RECORDS SUPPLIED:
## start

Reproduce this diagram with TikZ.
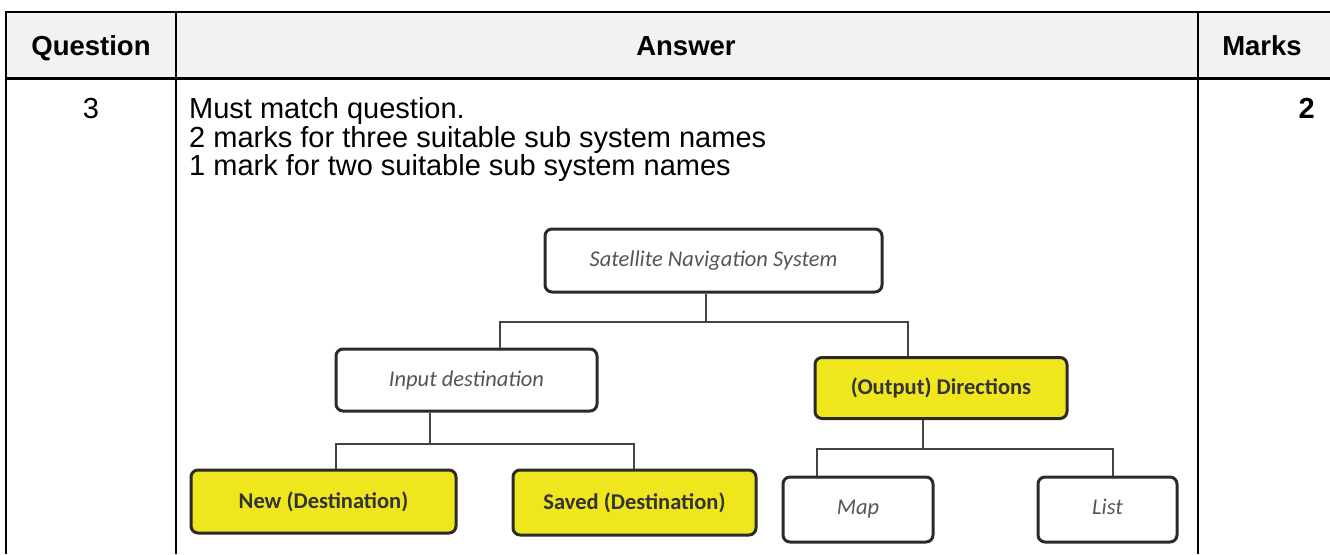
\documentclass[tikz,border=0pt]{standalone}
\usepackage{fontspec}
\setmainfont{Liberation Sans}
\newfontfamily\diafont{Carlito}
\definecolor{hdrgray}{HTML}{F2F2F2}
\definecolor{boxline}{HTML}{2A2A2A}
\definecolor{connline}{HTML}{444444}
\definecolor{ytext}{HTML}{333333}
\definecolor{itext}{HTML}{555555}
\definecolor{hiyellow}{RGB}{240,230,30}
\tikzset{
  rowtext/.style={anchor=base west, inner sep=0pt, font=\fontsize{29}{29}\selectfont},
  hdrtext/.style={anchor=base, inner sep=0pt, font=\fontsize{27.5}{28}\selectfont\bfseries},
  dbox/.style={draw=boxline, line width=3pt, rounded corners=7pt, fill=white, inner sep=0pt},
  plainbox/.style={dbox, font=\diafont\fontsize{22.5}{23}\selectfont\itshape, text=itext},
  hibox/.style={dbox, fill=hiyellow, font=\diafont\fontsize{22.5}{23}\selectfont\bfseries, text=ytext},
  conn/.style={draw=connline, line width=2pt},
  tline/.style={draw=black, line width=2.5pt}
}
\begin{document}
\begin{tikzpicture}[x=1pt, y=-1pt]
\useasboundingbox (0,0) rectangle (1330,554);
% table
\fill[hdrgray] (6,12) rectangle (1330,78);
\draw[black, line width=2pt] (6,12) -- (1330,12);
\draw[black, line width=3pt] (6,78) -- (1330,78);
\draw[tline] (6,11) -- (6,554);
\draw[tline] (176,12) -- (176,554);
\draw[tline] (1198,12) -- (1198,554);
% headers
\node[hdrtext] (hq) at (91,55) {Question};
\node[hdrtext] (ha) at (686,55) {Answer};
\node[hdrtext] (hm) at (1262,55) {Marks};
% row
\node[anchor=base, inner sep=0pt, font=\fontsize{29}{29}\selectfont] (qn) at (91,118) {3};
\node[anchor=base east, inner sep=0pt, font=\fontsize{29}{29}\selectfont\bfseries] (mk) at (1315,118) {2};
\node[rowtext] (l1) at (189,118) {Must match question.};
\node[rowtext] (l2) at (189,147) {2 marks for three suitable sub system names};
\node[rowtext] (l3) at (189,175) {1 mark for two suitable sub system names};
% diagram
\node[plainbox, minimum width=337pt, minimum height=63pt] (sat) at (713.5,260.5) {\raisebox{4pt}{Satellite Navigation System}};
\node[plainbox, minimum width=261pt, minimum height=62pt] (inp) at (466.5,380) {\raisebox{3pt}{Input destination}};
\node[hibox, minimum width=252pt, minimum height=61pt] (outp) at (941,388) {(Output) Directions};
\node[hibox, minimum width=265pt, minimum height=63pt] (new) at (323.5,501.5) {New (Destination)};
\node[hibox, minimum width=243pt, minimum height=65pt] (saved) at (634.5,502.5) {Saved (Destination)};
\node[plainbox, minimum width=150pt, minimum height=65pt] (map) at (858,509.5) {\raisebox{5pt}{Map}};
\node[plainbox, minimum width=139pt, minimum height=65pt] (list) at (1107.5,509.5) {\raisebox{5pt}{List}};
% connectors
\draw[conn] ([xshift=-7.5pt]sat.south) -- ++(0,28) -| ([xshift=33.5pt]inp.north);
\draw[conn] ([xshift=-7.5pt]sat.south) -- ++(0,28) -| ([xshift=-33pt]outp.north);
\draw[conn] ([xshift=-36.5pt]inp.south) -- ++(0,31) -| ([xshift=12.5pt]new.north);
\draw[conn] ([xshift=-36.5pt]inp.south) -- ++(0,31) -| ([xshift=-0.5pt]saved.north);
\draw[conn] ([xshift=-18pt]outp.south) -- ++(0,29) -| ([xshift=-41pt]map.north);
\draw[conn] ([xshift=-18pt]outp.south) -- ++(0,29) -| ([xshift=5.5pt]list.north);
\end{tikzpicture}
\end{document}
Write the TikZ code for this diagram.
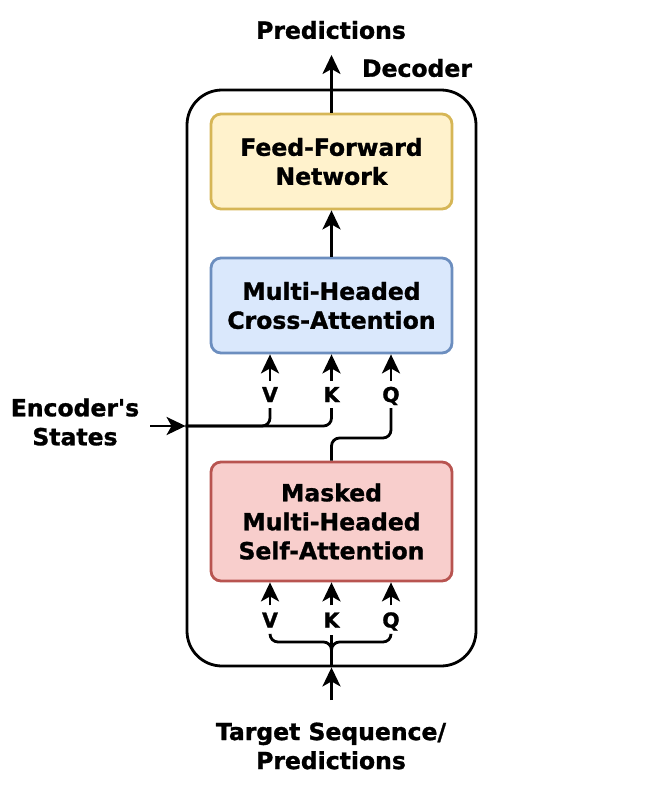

## end

WRITTEN EXERCISE: Do not include images; quote all of the entries above exactly.

COMPLETED TASK:
Reproduce this diagram with TikZ.
\documentclass[tikz,border=0pt]{standalone}
\usepackage{fontspec}
\setmainfont{Liberation Sans}
\newfontfamily\diafont{Carlito}
\definecolor{hdrgray}{HTML}{F2F2F2}
\definecolor{boxline}{HTML}{2A2A2A}
\definecolor{connline}{HTML}{444444}
\definecolor{ytext}{HTML}{333333}
\definecolor{itext}{HTML}{555555}
\definecolor{hiyellow}{RGB}{240,230,30}
\tikzset{
  rowtext/.style={anchor=base west, inner sep=0pt, font=\fontsize{29}{29}\selectfont},
  hdrtext/.style={anchor=base, inner sep=0pt, font=\fontsize{27.5}{28}\selectfont\bfseries},
  dbox/.style={draw=boxline, line width=3pt, rounded corners=7pt, fill=white, inner sep=0pt},
  plainbox/.style={dbox, font=\diafont\fontsize{22.5}{23}\selectfont\itshape, text=itext},
  hibox/.style={dbox, fill=hiyellow, font=\diafont\fontsize{22.5}{23}\selectfont\bfseries, text=ytext},
  conn/.style={draw=connline, line width=2pt},
  tline/.style={draw=black, line width=2.5pt}
}
\begin{document}
\begin{tikzpicture}[x=1pt, y=-1pt]
\useasboundingbox (0,0) rectangle (1330,554);
% table
\fill[hdrgray] (6,12) rectangle (1330,78);
\draw[black, line width=2pt] (6,12) -- (1330,12);
\draw[black, line width=3pt] (6,78) -- (1330,78);
\draw[tline] (6,11) -- (6,554);
\draw[tline] (176,12) -- (176,554);
\draw[tline] (1198,12) -- (1198,554);
% headers
\node[hdrtext] (hq) at (91,55) {Question};
\node[hdrtext] (ha) at (686,55) {Answer};
\node[hdrtext] (hm) at (1262,55) {Marks};
% row
\node[anchor=base, inner sep=0pt, font=\fontsize{29}{29}\selectfont] (qn) at (91,118) {3};
\node[anchor=base east, inner sep=0pt, font=\fontsize{29}{29}\selectfont\bfseries] (mk) at (1315,118) {2};
\node[rowtext] (l1) at (189,118) {Must match question.};
\node[rowtext] (l2) at (189,147) {2 marks for three suitable sub system names};
\node[rowtext] (l3) at (189,175) {1 mark for two suitable sub system names};
% diagram
\node[plainbox, minimum width=337pt, minimum height=63pt] (sat) at (713.5,260.5) {\raisebox{4pt}{Satellite Navigation System}};
\node[plainbox, minimum width=261pt, minimum height=62pt] (inp) at (466.5,380) {\raisebox{3pt}{Input destination}};
\node[hibox, minimum width=252pt, minimum height=61pt] (outp) at (941,388) {(Output) Directions};
\node[hibox, minimum width=265pt, minimum height=63pt] (new) at (323.5,501.5) {New (Destination)};
\node[hibox, minimum width=243pt, minimum height=65pt] (saved) at (634.5,502.5) {Saved (Destination)};
\node[plainbox, minimum width=150pt, minimum height=65pt] (map) at (858,509.5) {\raisebox{5pt}{Map}};
\node[plainbox, minimum width=139pt, minimum height=65pt] (list) at (1107.5,509.5) {\raisebox{5pt}{List}};
% connectors
\draw[conn] ([xshift=-7.5pt]sat.south) -- ++(0,28) -| ([xshift=33.5pt]inp.north);
\draw[conn] ([xshift=-7.5pt]sat.south) -- ++(0,28) -| ([xshift=-33pt]outp.north);
\draw[conn] ([xshift=-36.5pt]inp.south) -- ++(0,31) -| ([xshift=12.5pt]new.north);
\draw[conn] ([xshift=-36.5pt]inp.south) -- ++(0,31) -| ([xshift=-0.5pt]saved.north);
\draw[conn] ([xshift=-18pt]outp.south) -- ++(0,29) -| ([xshift=-41pt]map.north);
\draw[conn] ([xshift=-18pt]outp.south) -- ++(0,29) -| ([xshift=5.5pt]list.north);
\end{tikzpicture}
\end{document}
Write the TikZ code for this diagram.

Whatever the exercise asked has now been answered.